A la espera de la sentencia del Tribunal Supremo sobre los delitos atribuidos a los doce dirigentes del secesionismo catalán que siguen en prisión provisional desde hace ya muchos, demasiados meses, tanto la política propia de Cataluña como la política general de España entera viene en gran parte condicionada por lo que decidan los siete magistrados presididos por Manuel Marchena. Nadie cree que todos ellos vayan a ser absueltos de la totalidad de los delitos de los que se les acusa, del mismo modo que nadie duda que todos ellos recurrirán esta sentencia, primero ante el Tribunal Constitucional y luego ante el Tribunal Europeo de Derechos Humanos. No obstante, esta sentencia del Supremo sea cual sea ésta, tendrá importantes repercusiones políticas, de forma especial en Cataluña, pero asimismo en toda España.

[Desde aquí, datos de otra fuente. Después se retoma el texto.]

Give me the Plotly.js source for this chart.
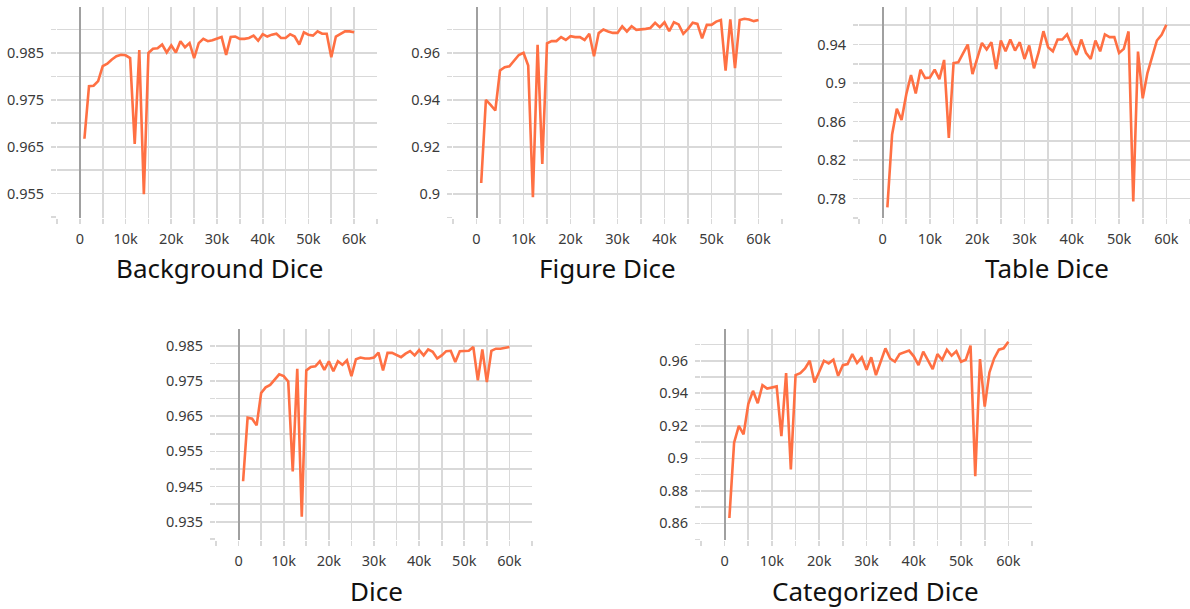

La judicialización de la política tiene estas consecuencias. Unas consecuencias derivadas de la evidente conculcación de leyes y también de la incapacidad manifiesta para encontrar vías de entendimiento y transacción en un conflicto político e institucional de extremada gravedad. En esto, por desgracia, estamos donde estábamos: con gran parte del separatismo catalán -liderado desde Bruselas por Carles Puigdemont y desde Barcelona por su vicario Quim Torra- empeñado en aquello tan castellano de “sostenella y no enmendalla”, mientras las tres derechas hispánicas compiten entre ellas con sus descalificaciones y amenazas a todo cuanto pueda sonar a intento de concordia, mientras desde el Gobierno en funciones de Pedro Sánchez no se sale del guion y templa gaitas, a la espera de que en el seno del nacionalismo catalán se impongan los sectores que ya han asumido que la vía de la unilateralidad está y estará siempre condenada al fracaso, tanto en España como en la Unión Europea e incluso más allá, en el mundo mundial.

En los dos extremos del conflicto proliferan los partidarios más irracionales del “cuanto peor, mejor”. Los unos, desde su propio extremo y apelando siempre a sentimientos y emociones nacionalistas, ansían una sentencia con condenas poco menos que de prisión perpetua, no sé si revisable o no, así como la aplicación permanente del artículo 155 de la Constitución, aunque por ahora no haya de nuevo motivo para adoptar esta medida, que nunca puede ser indefinida, y todavía menos permanente. Los otros, extremistas también y con sus propias emotividades y sensaciones victimistas, reclaman y exigen no solo una absolución absoluta de todos los acusados y van incluso mucho más allá al anunciar que “lo volverán a hacer”.

Que un activista como el presidente de Òmnium Cultural, Jordi Cuixart, dijera en su alegato final ante el Supremo que él no se arrepiente de nada de lo que ha dicho y hecho, añadiendo que “lo volvería a hacer”, es comprensible desde su personal e intransferible concepción del activismo político no institucional. Que la entidad que Cuixart preside nos advierta en plataformas públicas de propaganda política que “lo volverán a hacer”, empieza a ser quizás ya algo preocupante. Pero lo que personalmente me inquieta e intriga es que al menos yo no sé qué es realmente lo que “volverán a hacer”. ¿Volverán acaso a “jugar al póker e ir de farol”, como reconoció públicamente la exconsejera de Educación Clara Ponsatí, refugiada de nuevo en su residencia habitual en Escocia? ¿Volverán tal vez a intentar abolir tanto la Constitución española y el vigente Estatuto de Autonomía de Cataluña? ¿Volverán a dictar unas leyes de transitoriedad que en puridad acabarían con la separación de poderes consubstancial con la legalidad propia de cualquier Estado democrático de derecho? ¿Volverán a convocar un referéndum de autodeterminación de Cataluña? ¿Volverán a proclamar la independencia de Cataluña y, por tanto, la constitución de la República Catalana?

Y luego, ¿qué? Porque todo esto, y muchas cosas más, ya las hicieron. Por todos estos hechos y algunos más están a la espera de sentencia del Tribunal Supremo. Ninguno de aquellos hechos, desde las lamentables sesiones de los días 6, 7 y 8 de septiembre de 2017 en el Parlamento de Cataluña hasta la patética declaración de independencia del 27 de octubre del mismo año, que quedó suspendida al cabo de solo ocho miserables segundos, ha tenido ninguna consecuencia positiva para nadie. ¿Qué es lo que “volverán a hacer”? ¿El ridículo?

Por favor, reflexionen. Recapaciten. Aprendan de sus errores. No persistan en ellos. Recuperen la sensatez. Y, sobre todo, no nos amenacen más con algo tan chusco, ahora que ya conocemos los penosos resultados del primer intento, como que “lo volverán a hacer”.